*EXERCISE DATA*
□ □ □ □ □
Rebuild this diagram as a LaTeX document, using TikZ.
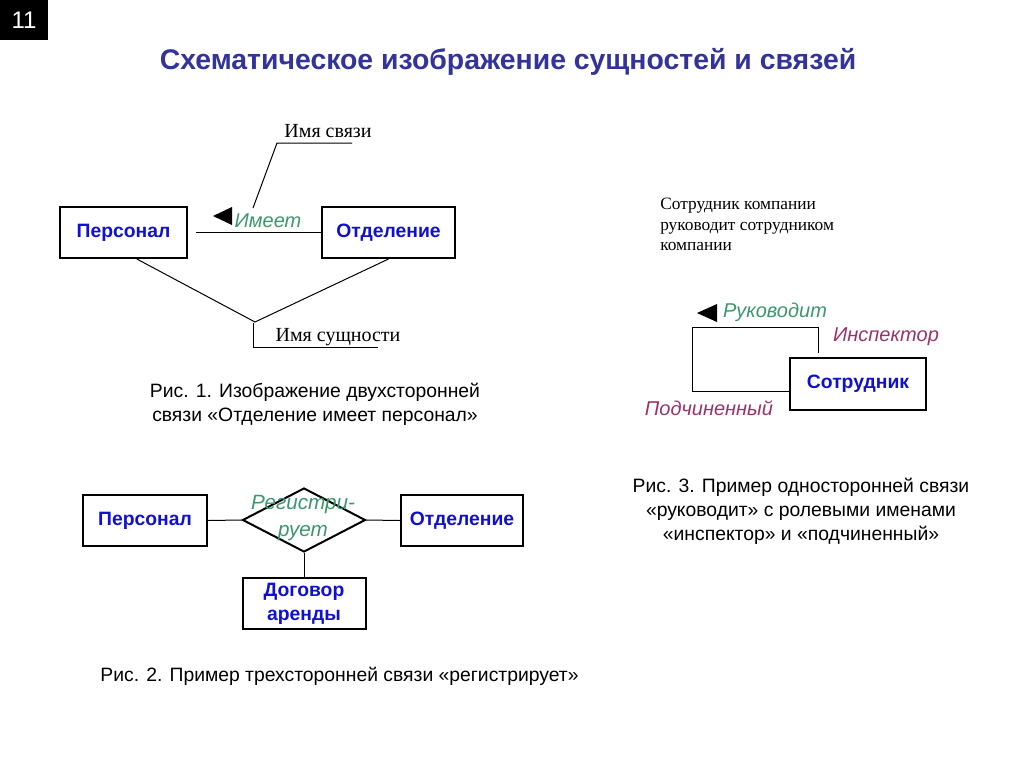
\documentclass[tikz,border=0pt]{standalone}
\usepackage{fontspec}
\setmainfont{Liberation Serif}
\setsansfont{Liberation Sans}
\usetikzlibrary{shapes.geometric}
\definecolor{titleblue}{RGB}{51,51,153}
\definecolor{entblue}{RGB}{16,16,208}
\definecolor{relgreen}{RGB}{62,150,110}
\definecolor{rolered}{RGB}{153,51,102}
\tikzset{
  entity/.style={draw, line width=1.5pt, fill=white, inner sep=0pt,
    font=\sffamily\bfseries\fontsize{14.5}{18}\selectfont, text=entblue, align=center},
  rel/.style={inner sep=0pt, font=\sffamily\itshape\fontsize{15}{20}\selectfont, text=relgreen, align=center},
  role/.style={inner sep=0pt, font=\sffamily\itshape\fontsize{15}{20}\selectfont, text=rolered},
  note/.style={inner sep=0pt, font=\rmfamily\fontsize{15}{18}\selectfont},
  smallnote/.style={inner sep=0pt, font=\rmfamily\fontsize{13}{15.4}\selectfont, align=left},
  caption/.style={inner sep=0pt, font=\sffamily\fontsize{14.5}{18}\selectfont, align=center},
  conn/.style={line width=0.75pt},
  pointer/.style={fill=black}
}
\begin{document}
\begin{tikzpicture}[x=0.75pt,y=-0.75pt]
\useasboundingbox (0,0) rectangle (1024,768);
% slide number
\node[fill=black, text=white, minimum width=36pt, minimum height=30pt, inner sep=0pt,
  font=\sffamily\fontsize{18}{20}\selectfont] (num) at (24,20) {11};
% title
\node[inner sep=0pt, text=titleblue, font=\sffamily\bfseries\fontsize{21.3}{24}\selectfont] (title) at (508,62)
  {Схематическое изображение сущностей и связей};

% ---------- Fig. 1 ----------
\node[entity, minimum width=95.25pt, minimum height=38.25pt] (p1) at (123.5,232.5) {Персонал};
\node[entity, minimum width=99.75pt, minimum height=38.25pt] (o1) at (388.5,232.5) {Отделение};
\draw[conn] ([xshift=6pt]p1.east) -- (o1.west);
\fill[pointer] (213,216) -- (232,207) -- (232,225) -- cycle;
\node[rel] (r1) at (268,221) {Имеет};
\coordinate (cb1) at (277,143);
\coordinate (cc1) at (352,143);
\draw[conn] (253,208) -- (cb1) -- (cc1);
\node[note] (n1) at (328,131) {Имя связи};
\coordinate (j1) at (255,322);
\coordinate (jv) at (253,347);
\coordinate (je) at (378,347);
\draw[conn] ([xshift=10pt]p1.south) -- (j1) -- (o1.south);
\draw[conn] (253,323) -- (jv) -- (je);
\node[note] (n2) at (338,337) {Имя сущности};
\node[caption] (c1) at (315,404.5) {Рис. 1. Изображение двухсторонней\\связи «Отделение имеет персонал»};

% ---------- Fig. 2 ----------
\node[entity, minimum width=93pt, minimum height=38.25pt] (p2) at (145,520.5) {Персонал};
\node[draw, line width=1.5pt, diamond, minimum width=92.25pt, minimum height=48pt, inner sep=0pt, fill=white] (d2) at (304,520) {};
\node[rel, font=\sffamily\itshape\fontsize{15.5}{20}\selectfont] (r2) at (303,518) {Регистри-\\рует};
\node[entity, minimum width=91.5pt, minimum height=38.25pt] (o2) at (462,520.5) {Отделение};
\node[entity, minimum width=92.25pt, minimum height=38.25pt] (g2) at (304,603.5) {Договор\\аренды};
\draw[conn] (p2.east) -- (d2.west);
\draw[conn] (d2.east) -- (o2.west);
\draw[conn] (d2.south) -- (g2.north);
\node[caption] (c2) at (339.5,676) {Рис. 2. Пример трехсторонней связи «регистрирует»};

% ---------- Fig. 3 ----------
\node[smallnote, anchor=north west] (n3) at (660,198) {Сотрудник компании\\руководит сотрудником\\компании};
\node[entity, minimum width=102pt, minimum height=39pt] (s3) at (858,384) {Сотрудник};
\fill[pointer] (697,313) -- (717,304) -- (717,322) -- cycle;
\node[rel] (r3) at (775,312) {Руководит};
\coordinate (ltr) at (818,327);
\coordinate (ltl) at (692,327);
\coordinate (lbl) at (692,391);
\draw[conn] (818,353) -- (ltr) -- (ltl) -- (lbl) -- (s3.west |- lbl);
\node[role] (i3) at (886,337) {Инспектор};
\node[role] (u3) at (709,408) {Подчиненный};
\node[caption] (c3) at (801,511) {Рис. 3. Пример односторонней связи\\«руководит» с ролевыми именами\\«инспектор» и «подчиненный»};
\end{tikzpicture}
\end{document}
□ □ □ □ □
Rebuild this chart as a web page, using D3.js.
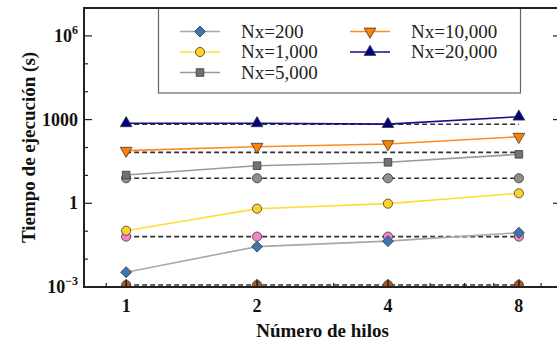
□ □ □ □ □
*WHAT TO WORK ON*
List every line above that contains the word "Rebuild".

*WRITTEN RESPONSE*
Rebuild this diagram as a LaTeX document, using TikZ.
Rebuild this chart as a web page, using D3.js.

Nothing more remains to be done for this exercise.